**What you are asked to do:** Search the material for the word "document" and copy each line that holds it.

•••••

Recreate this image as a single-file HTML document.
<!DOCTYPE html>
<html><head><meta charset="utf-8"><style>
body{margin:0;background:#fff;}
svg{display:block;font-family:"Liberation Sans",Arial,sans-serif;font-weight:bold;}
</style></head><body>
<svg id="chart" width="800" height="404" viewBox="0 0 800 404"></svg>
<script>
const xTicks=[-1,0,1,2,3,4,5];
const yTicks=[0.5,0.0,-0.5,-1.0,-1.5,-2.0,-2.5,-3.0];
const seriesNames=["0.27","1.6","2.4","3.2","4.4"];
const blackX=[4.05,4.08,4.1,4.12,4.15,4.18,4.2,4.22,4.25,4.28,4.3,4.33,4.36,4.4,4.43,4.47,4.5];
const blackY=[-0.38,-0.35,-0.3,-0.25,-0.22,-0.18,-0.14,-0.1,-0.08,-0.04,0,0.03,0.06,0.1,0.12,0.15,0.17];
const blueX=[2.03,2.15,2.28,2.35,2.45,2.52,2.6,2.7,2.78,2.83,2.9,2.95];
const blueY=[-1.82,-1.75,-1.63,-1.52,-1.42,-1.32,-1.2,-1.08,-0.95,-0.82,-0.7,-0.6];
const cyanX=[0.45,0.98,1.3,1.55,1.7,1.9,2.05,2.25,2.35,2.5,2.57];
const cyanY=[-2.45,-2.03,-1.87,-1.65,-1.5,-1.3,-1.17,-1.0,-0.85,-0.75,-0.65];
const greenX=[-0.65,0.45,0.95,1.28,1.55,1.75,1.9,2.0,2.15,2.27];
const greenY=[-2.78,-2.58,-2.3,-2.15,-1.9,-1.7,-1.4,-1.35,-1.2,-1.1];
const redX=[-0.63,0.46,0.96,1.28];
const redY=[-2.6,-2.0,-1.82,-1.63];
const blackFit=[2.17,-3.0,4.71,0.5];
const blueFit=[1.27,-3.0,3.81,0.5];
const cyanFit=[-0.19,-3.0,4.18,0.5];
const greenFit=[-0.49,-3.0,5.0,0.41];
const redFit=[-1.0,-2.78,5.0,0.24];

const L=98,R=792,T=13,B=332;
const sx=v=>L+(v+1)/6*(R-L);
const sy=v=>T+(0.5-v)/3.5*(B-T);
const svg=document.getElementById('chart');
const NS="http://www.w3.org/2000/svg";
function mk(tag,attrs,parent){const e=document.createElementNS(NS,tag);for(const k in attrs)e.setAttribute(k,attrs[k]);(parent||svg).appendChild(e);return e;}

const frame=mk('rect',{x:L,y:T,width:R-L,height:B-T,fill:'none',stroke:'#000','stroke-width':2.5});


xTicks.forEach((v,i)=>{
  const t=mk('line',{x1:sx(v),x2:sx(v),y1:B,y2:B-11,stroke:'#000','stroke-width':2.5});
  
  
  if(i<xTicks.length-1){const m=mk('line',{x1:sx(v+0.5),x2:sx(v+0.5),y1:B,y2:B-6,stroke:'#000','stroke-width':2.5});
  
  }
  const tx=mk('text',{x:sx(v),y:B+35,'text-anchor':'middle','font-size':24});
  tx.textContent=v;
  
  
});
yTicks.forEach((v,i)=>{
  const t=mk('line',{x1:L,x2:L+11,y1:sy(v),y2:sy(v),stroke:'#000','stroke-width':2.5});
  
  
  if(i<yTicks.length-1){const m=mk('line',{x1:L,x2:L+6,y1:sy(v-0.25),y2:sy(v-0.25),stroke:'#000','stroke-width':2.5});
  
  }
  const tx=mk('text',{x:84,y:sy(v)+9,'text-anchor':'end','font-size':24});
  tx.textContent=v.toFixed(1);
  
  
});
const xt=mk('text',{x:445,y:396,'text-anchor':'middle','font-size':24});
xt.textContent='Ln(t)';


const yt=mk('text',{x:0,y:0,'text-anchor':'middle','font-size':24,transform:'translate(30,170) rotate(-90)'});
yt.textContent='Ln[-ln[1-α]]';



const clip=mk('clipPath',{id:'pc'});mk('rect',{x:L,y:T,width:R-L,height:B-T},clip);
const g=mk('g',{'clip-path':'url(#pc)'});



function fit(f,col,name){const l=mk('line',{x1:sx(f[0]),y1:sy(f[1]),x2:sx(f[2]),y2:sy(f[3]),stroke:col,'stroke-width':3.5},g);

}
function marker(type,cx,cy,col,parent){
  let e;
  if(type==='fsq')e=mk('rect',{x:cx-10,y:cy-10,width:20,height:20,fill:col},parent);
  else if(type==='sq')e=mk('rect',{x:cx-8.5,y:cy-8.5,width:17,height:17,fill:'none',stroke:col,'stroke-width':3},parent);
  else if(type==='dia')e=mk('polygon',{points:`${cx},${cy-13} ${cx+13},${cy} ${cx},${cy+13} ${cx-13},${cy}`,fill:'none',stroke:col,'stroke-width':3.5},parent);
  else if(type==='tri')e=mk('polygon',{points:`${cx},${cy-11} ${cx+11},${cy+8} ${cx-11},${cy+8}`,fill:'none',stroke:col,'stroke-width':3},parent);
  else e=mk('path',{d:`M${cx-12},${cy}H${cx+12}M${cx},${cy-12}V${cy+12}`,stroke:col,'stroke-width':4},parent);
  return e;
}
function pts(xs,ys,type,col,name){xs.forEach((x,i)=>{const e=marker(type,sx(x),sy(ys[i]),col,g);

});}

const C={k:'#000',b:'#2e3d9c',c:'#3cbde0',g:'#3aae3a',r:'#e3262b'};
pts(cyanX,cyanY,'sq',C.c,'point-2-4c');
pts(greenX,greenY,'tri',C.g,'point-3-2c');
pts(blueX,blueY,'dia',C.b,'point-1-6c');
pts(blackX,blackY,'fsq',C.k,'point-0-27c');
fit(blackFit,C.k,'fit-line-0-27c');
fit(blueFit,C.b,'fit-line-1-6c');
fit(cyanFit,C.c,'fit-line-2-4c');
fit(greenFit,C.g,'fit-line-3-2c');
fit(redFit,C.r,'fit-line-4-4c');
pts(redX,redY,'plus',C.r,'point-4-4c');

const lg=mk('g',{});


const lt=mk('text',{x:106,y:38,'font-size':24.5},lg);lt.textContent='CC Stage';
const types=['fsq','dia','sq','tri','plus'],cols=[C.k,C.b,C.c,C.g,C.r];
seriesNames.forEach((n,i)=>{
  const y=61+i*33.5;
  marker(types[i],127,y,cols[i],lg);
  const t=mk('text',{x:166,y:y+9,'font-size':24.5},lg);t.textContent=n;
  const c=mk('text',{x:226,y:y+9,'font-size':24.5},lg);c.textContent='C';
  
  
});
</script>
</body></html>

•••••

**Correct answer:**
Recreate this image as a single-file HTML document.
const svg=document.getElementById('chart');
function mk(tag,attrs,parent){const e=document.createElementNS(NS,tag);for(const k in attrs)e.setAttribute(k,attrs[k]);(parent||svg).appendChild(e);return e;}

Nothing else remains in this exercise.